Le plus souvent, lorsque vous tapez le nom d'Urs Kryenbühl sur internet, c'est sa chute terrible à Kitzbühel, le 22 janvier 2021, qui revient dans les premiers résultats. Son envolée et son atterrissage hantent encore les mémoires de beaucoup de fans de ski. Le Suisse se relèvera le corps meurtri: une sévère commotion cérébrale, une clavicule brisée et des ligaments déchirés au genou.
On craint la fin de carrière; on pense à Daniel Albrecht et son destin boxé et mis KO sous les coups de l'intraitable piste de la Streif. Il pansera ses plaies calmement avant de revenir au début de la saison 2021/2022.
Les sensations reviennent, les résultats aussi (de bons top 20 sur le circuit mondial), mais le Schwytzois ne joue plus le haut de classement. Il évolue loin de cette insoutenable légèreté, pour citer Milan Kundera, qui le caractérisait lorsqu'il a explosé aux yeux du monde en décembre 2019, sur la Stelvio, en terminant 2e - il remettait ça au même endroit, une année plus tard, finissant à la 3e place.
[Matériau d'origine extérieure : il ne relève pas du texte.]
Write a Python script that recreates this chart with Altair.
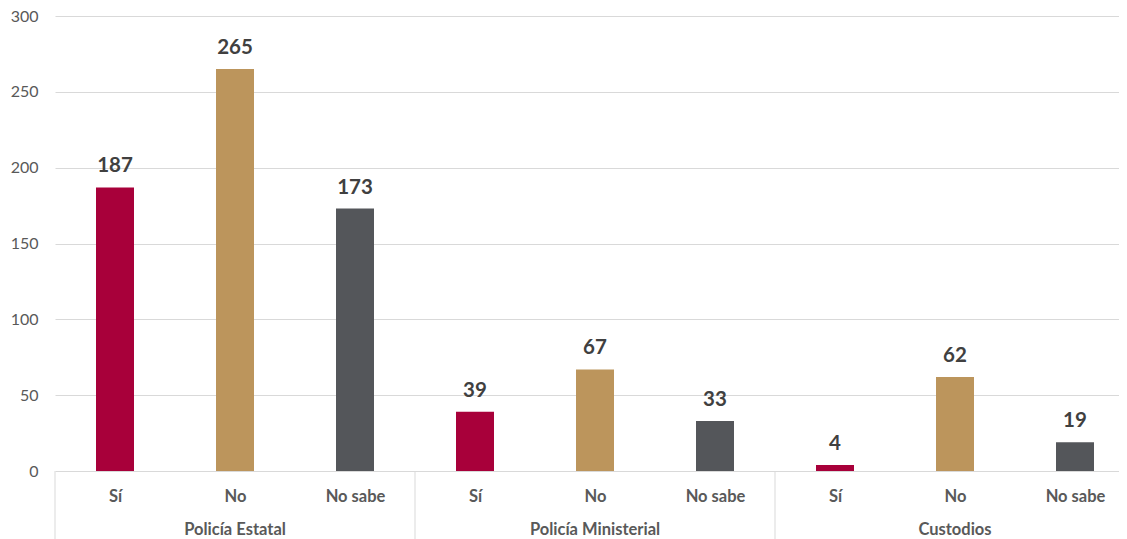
import altair as alt
import pandas as pd

# --- data ---
group_names = ["Policía Estatal", "Policía Ministerial", "Custodios"]
answers = ["Sí", "No", "No sabe"]
values = [187, 265, 173, 39, 67, 33, 4, 62, 19]
y_ticks = [0, 50, 100, 150, 200, 250, 300]
colors = ["#A8003A", "#BC955C", "#54565A"]

rows = []
for gi, g in enumerate(group_names):
    for ai, a in enumerate(answers):
        i = gi * 3 + ai
        rows.append({"pos": i, "group": g, "answer": a, "value": values[i]})
df = pd.DataFrame(rows)

grp = pd.DataFrame({
    "group": group_names,
    "center": [gi * 3 + 1 for gi in range(len(group_names))],
})
seps = pd.DataFrame({"sep": [gi * 3 - 0.5 for gi in range(len(group_names))]})

W, H = 1064, 455
STEP = 120.0  # pixels per category slot
FONT = "Lato"
n = len(values)
xscale = alt.Scale(domain=[-0.5, -0.5 + W / STEP], nice=False, zero=False, padding=0)
yscale = alt.Scale(domain=[0, 300], nice=False)

label_expr = " : ".join(
    f"datum.value % 3 == {i} ? '{a}'" for i, a in enumerate(answers[:-1])
) + f" : '{answers[-1]}'"

x_enc = alt.X(
    "pos:Q",
    scale=xscale,
    axis=alt.Axis(
        values=list(range(n)),
        labelExpr=label_expr,
        grid=False,
        ticks=False,
        domain=False,
        labelFont=FONT,
        labelFontSize=16.5,
        labelFontWeight="bold",
        labelColor="#595959",
        labelBaseline="alphabetic",
        labelPadding=30,
        title=None,
    ),
)

y_enc = alt.Y(
    "value:Q",
    scale=yscale,
    axis=alt.Axis(
        values=y_ticks,
        grid=True,
        gridColor="#D9D9D9",
        gridWidth=1,
        ticks=False,
        domain=False,
        labelFont=FONT,
        labelFontSize=16,
        labelColor="#595959",
        labelPadding=17,
        title=None,
    ),
)

bars = alt.Chart(df).mark_bar(size=38).encode(
    x=x_enc,
    y=y_enc,
    color=alt.Color("answer:N", scale=alt.Scale(domain=answers, range=colors), legend=None),
)

labels = alt.Chart(df).mark_text(
    baseline="alphabetic", dy=-15, font=FONT, fontSize=20.5, fontWeight="bold", color="#404040"
).encode(
    x=alt.X("pos:Q", scale=xscale),
    y=alt.Y("value:Q", scale=yscale),
    text="value:Q",
)

sep_rules = alt.Chart(seps).mark_rule(color="#D9D9D9", strokeWidth=1).encode(
    x=alt.X("sep:Q", scale=xscale),
    y=alt.value(H),
    y2=alt.value(H + 68),
)

group_text = alt.Chart(grp).mark_text(
    font=FONT, fontSize=16.5, fontWeight="bold", color="#595959", baseline="alphabetic"
).encode(
    x=alt.X("center:Q", scale=xscale),
    y=alt.value(H + 64),
    text="group:N",
)

chart = alt.layer(bars, labels, sep_rules, group_text).properties(
    width=W,
    height=H,
    autosize=alt.AutoSizeParams(type="none"),
    padding={"left": 47, "top": 8, "right": 0, "bottom": 68},
).configure_view(stroke=None)

chart.save("out.html", embed_options={"renderer": "svg", "actions": False})
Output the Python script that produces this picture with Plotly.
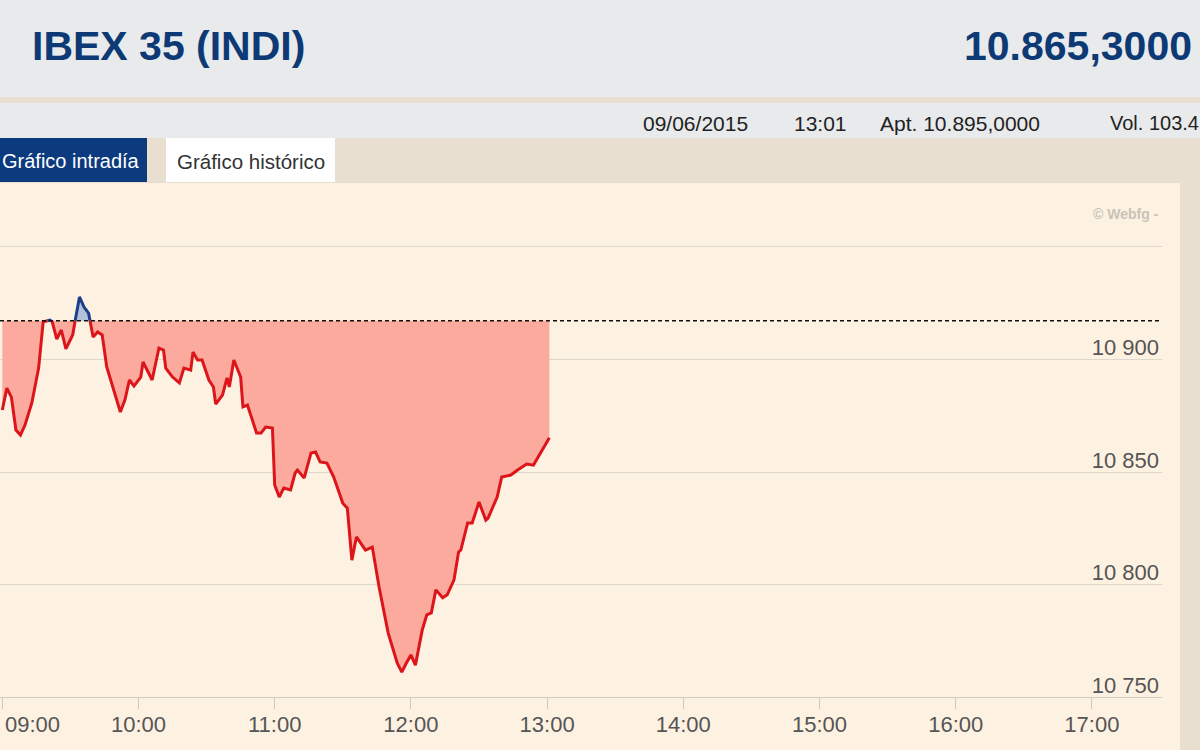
import numpy as np
import pandas as pd
import plotly.graph_objects as go

# ---------------- data ----------------
DATE = "2015-06-09"
TIMES = ["09:00", "09:02", "09:04", "09:06", "09:08", "09:10", "09:13", "09:16", "09:18", "09:21",
         "09:22", "09:24", "09:26", "09:28", "09:31", "09:32", "09:34", "09:36", "09:38", "09:40",
         "09:42", "09:44", "09:46", "09:49", "09:52", "09:54", "09:56", "09:58", "10:01", "10:02",
         "10:06", "10:09", "10:11", "10:12", "10:15", "10:18", "10:20", "10:23", "10:24", "10:26",
         "10:28", "10:31", "10:33", "10:34", "10:37", "10:39", "10:40", "10:42", "10:45", "10:46",
         "10:48", "10:52", "10:54", "10:56", "10:59", "11:00", "11:02", "11:04", "11:07", "11:09",
         "11:10", "11:13", "11:16", "11:18", "11:20", "11:23", "11:26", "11:30", "11:32", "11:34",
         "11:36", "11:40", "11:43", "11:46", "11:50", "11:54", "11:56", "11:58", "12:00", "12:02",
         "12:05", "12:07", "12:09", "12:11", "12:14", "12:16", "12:19", "12:21", "12:22", "12:25",
         "12:27", "12:30", "12:33", "12:34", "12:38", "12:40", "12:44", "12:47", "12:51", "12:54",
         "12:56", "13:01"]
VALUES = [10877.6, 10887.3, 10883.3, 10868.7, 10866.5, 10870.9, 10880.7, 10896.2, 10916.7, 10917.5,
          10916.7, 10909.1, 10913.1, 10904.7, 10910.9, 10916.7, 10927.8, 10923.3, 10920.6, 10910.0,
          10912.2, 10910.9, 10896.7, 10886.5, 10876.7, 10882.0, 10890.9, 10888.2, 10892.2, 10898.9,
          10890.9, 10905.1, 10904.2, 10896.2, 10892.2, 10889.6, 10896.2, 10895.3, 10903.3, 10899.8,
          10899.8, 10890.9, 10887.8, 10880.2, 10884.2, 10891.8, 10887.8, 10899.8, 10892.2, 10879.0,
          10879.8, 10867.4, 10867.4, 10870.0, 10869.6, 10844.3, 10838.9, 10842.9, 10842.1, 10849.6,
          10850.9, 10847.4, 10858.5, 10858.9, 10854.5, 10854.0, 10847.8, 10836.2, 10834.0, 10810.9,
          10821.2, 10815.4, 10816.7, 10798.9, 10778.5, 10765.2, 10761.2, 10765.2, 10768.8, 10764.3,
          10779.9, 10786.6, 10787.5, 10797.7, 10794.2, 10795.5, 10802.2, 10814.5, 10815.4, 10827.4,
          10827.4, 10836.7, 10828.7, 10829.6, 10838.9, 10847.8, 10848.7, 10850.9, 10853.6, 10853.1,
          10856.7, 10865.3]
PREV_CLOSE = 10917.2

Y_TICKS = [10750, 10800, 10850, 10900, 10950]
Y_TICK_TEXT = ["10 750", "10 800", "10 850", "10 900", ""]
X_TICK_LABELS = ["09:00", "10:00", "11:00", "12:00", "13:00", "14:00", "15:00", "16:00", "17:00"]

TITLE = "IBEX 35 (INDI)"
LAST = "10.865,3000"
INFO = [("09/06/2015", 641), ("13:01", 792), ("Apt. 10.895,0000", 878), ("Vol. 103.4", 1108)]

# ---------------- build series with crossing points ----------------
ts = pd.to_datetime([f"{DATE} {t}" for t in TIMES]).values.astype("int64")
vals = np.array(VALUES, dtype=float)
ref = PREV_CLOSE
xs, ys = [int(ts[0])], [vals[0]]
for i in range(1, len(vals)):
    y0, y1 = vals[i - 1], vals[i]
    if (y0 - ref) * (y1 - ref) < 0:
        f = (ref - y0) / (y1 - y0)
        xs.append(int(ts[i - 1] + f * (ts[i] - ts[i - 1])))
        ys.append(ref)
    xs.append(int(ts[i]))
    ys.append(y1)
x_dt = pd.to_datetime(np.array(xs, dtype="int64"))
ys = np.array(ys)

below = np.minimum(ys, ref)
above = np.maximum(ys, ref)
red_line = [y if y <= ref + 1e-9 else None for y in ys]
blue_line = [y if y >= ref - 1e-9 else None for y in ys]
base = [ref] * len(ys)

RED = "#dc151b"
BLUE = "#1d3f8a"

fig = go.Figure()
fig.add_trace(go.Scatter(x=x_dt, y=base, mode="lines", line=dict(width=0), hoverinfo="skip", showlegend=False))
fig.add_trace(go.Scatter(x=x_dt, y=below, mode="lines", line=dict(width=0), fill="tonexty",
                         fillcolor="#fcaa9d", hoverinfo="skip", showlegend=False))
fig.add_trace(go.Scatter(x=x_dt, y=base, mode="lines", line=dict(width=0), hoverinfo="skip", showlegend=False))
fig.add_trace(go.Scatter(x=x_dt, y=above, mode="lines", line=dict(width=0), fill="tonexty",
                         fillcolor="#b3c2da", hoverinfo="skip", showlegend=False))
fig.add_trace(go.Scatter(x=x_dt, y=red_line, mode="lines", line=dict(color=RED, width=3),
                         connectgaps=False, showlegend=False, name="IBEX 35"))
fig.add_trace(go.Scatter(x=x_dt, y=blue_line, mode="lines", line=dict(color=BLUE, width=3),
                         connectgaps=False, showlegend=False, name="IBEX 35"))

fig.add_hline(y=PREV_CLOSE, line=dict(color="#111111", width=1.5, dash="4px,3px"), layer="above")

# ---------------- page decoration ----------------
def band(x0, x1, y0, y1, color):
    fig.add_shape(type="rect", xref="paper", yref="paper", x0=x0 / 1200, x1=x1 / 1200,
                  y0=1 - y1 / 750, y1=1 - y0 / 750, fillcolor=color, line=dict(width=0), layer="below")

band(0, 1200, 0, 97, "#e9eaec")
band(0, 1200, 97, 103, "#e8dfd1")
band(0, 1200, 103, 138, "#e9eaec")
band(0, 1200, 138, 183, "#e8dfd1")
band(0, 147, 138, 182, "#0b3a7e")
band(166, 335, 138, 182, "#ffffff")
band(1180, 1200, 183, 750, "#e8dfd1")

def text(s, x, y, size, color, anchor="left", bold=False, family="Liberation Sans"):
    fig.add_annotation(text=f"<b>{s}</b>" if bold else s, xref="paper", yref="paper",
                       x=x / 1200, y=1 - y / 750, xanchor=anchor, yanchor="middle", showarrow=False,
                       font=dict(size=size, color=color, family=family))

text(TITLE, 30, 46, 41, "#0d3a75", bold=True)
text(LAST, 1194, 46, 41, "#0d3a75", anchor="right", bold=True)
for s, x in INFO:
    text(s, x, 123, 21 if not s.startswith("Vol") else 20, "#222222")
text("Gráfico intradía", 0, 161, 20, "#ffffff", anchor="left")
text("Gráfico histórico", 175, 161, 20.5, "#333333")
text("© Webfg -", 1161, 214, 14, "#c9c3b8", anchor="right", bold=True)

# 09:00 label (kept inside the page, as in the original)
fig.add_annotation(text=X_TICK_LABELS[0], x=f"{DATE} 09:00", y=Y_TICKS[0], xref="x", yref="y",
                   xanchor="left", yanchor="middle", yshift=-27, xshift=1, showarrow=False,
                   font=dict(size=22, color="#555555", family="Liberation Sans"))

tick_vals = [f"{DATE} {t}" for t in X_TICK_LABELS]
tick_text = [""] + X_TICK_LABELS[1:]

fig.update_layout(
    width=1200, height=750, autosize=False,
    margin=dict(l=0, r=0, t=0, b=0),
    paper_bgcolor="#fdf1e2", plot_bgcolor="rgba(0,0,0,0)",
    showlegend=False,
    xaxis=dict(
        type="date", domain=[0, 1162 / 1200],
        range=[f"{DATE} 08:58:59", f"{DATE} 17:30:53"],
        tickvals=tick_vals, ticktext=tick_text,
        showgrid=False, zeroline=False,
        showline=True, linecolor="#cfcac2", linewidth=1,
        ticks="outside", ticklen=11, tickcolor="#cfcac2", tickwidth=1,
        tickfont=dict(size=22, color="#555555", family="Liberation Sans"),
        ticklabelstandoff=-4, ticklabeloverflow="allow",
    ),
    yaxis=dict(
        domain=[1 - 697.3 / 750, 1 - 190 / 750],
        range=[10750, 10975.27],
        tickvals=Y_TICKS, ticktext=Y_TICK_TEXT,
        side="right", ticklabelposition="inside",
        ticklabelshift=-12, ticklabeloverflow="allow",
        showgrid=True, gridcolor="#ddd7cd", gridwidth=1,
        zeroline=False, showline=False, ticks="",
        tickfont=dict(size=22, color="#555555", family="Liberation Sans"),
    ),
)

fig.write_html(
    "out.html",
    config={"displayModeBar": False},
    post_script="document.body.style.margin='0';document.body.style.overflow='hidden';"
                "document.documentElement.style.overflow='hidden';",
)
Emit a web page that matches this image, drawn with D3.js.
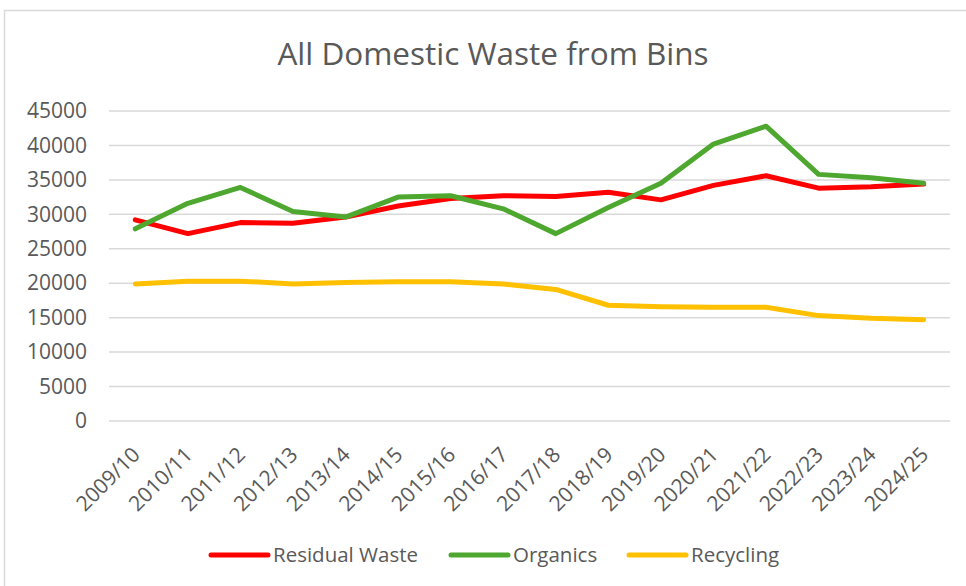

Mais le talentueux descendeur en mal de repères acceptait de faire un pas en arrière pour mieux rebondir. Alors qu'il conjurait le sort à Kitzbühel (19e), une année après son terrible accident, il commençait à retrouver de son ski, de son feeling parfois flamboyant, digne d'un chat sur les lattes.
Le skieur né en 1994 gagnait en confiance et claquait d'excellents résultats en Coupe d'Europe. Mais le sort s'en est une nouvelle fois chargé: alors qu'il mettait tout le monde d'accord lors du super-G à Saalbach, en Autriche, il tombait lourdement et retournait s'allonger sur un lit d'hôpital.
La poisse a choisi son camp et n'a plus lâché le Schwytzois. Une fois de plus de retour, tel un monstre de résilience, Kryenbühl se blesse encore sur les terres de ses exploits, à Bormio. C'est une nouvelle fois le ligament croisé antérieur du genou droit qui rompt.
Et en décembre 2024, il est prêt à en découdre, encore, mais son genou lâche une fois de plus lors d'un entraînement à Beaver Creek. La blessure de trop pour le sympathique Schwytzois.
Sa décision de stopper sa carrière le 4 avril 2025 est synonyme d'un grand ras-le-bol, d'une lassitude de sentir son corps fragilisé. Mais l'arrêt d'Urs Kryenbühl est surtout une nouvelle ligne au palmarès des grands talents de Swiss-ski aux carrières avortées. Le destin du descendeur d'Unteriberg rappelle l'horreur vécue par Daniel Albrecht, ancien champion du monde. Le Valaisan avait tout donné pour revenir, avant de comprendre que son corps, après avoir plongé dans un coma artificiel en raison d'un grave traumatisme crânien, ne pouvait répondre aux exigences du sport de haut niveau.
Pour le cas Kryenbühl, lui-même avouait en 2021 à watson:
Au courage, il poussait son corps et son mental pour retrouver les sommets. Il s'était reconstruit psychologiquement et disait «avoir accepté la chute», tout en concédant que «des événements comme celui-ci laissent toujours des traces sur une personne».
S'il s'en est mieux sorti qu'Albrecht, l'histoire semble bégayer lorsqu'on jette un coup d'oeil dans le rétro du ski suisse. Les réminiscences de l'accident effroyable de Silvano Beltrametti, devenu paraplégique après son crash à Val d'Isère, en 2001, sont encore prégnantes. On pense également au grand espoir Werner Elmer, 19 ans, mort lors d'une descente FIS à Verbier en 2002.
Chez les hommes, la liste s'est allongée pour les talents abîmés chez Swiss-Ski avec ce nouvel arrêt. Cette saison, la fédération suisse de ski avait vu un autre grand espoir, Yannick Chabloz, lui aussi la carcasse meurtrie, ranger la combinaison. «Mon inconscient me freinait», confessait Chabloz, lors d'une interview accordée à Blick. Une chute sur à Bormio a eu raison de son instinct de compétiteur.
Les destins de ces athlètes soulignent que le ski alpin est une discipline qui ne pardonne rien. La liste des talents helvétiques qui sont restés sur le carreau est longue; des oubliés du sport de haut niveau qui collectent des séquelles physiques, des bleus sur l'âme en prime.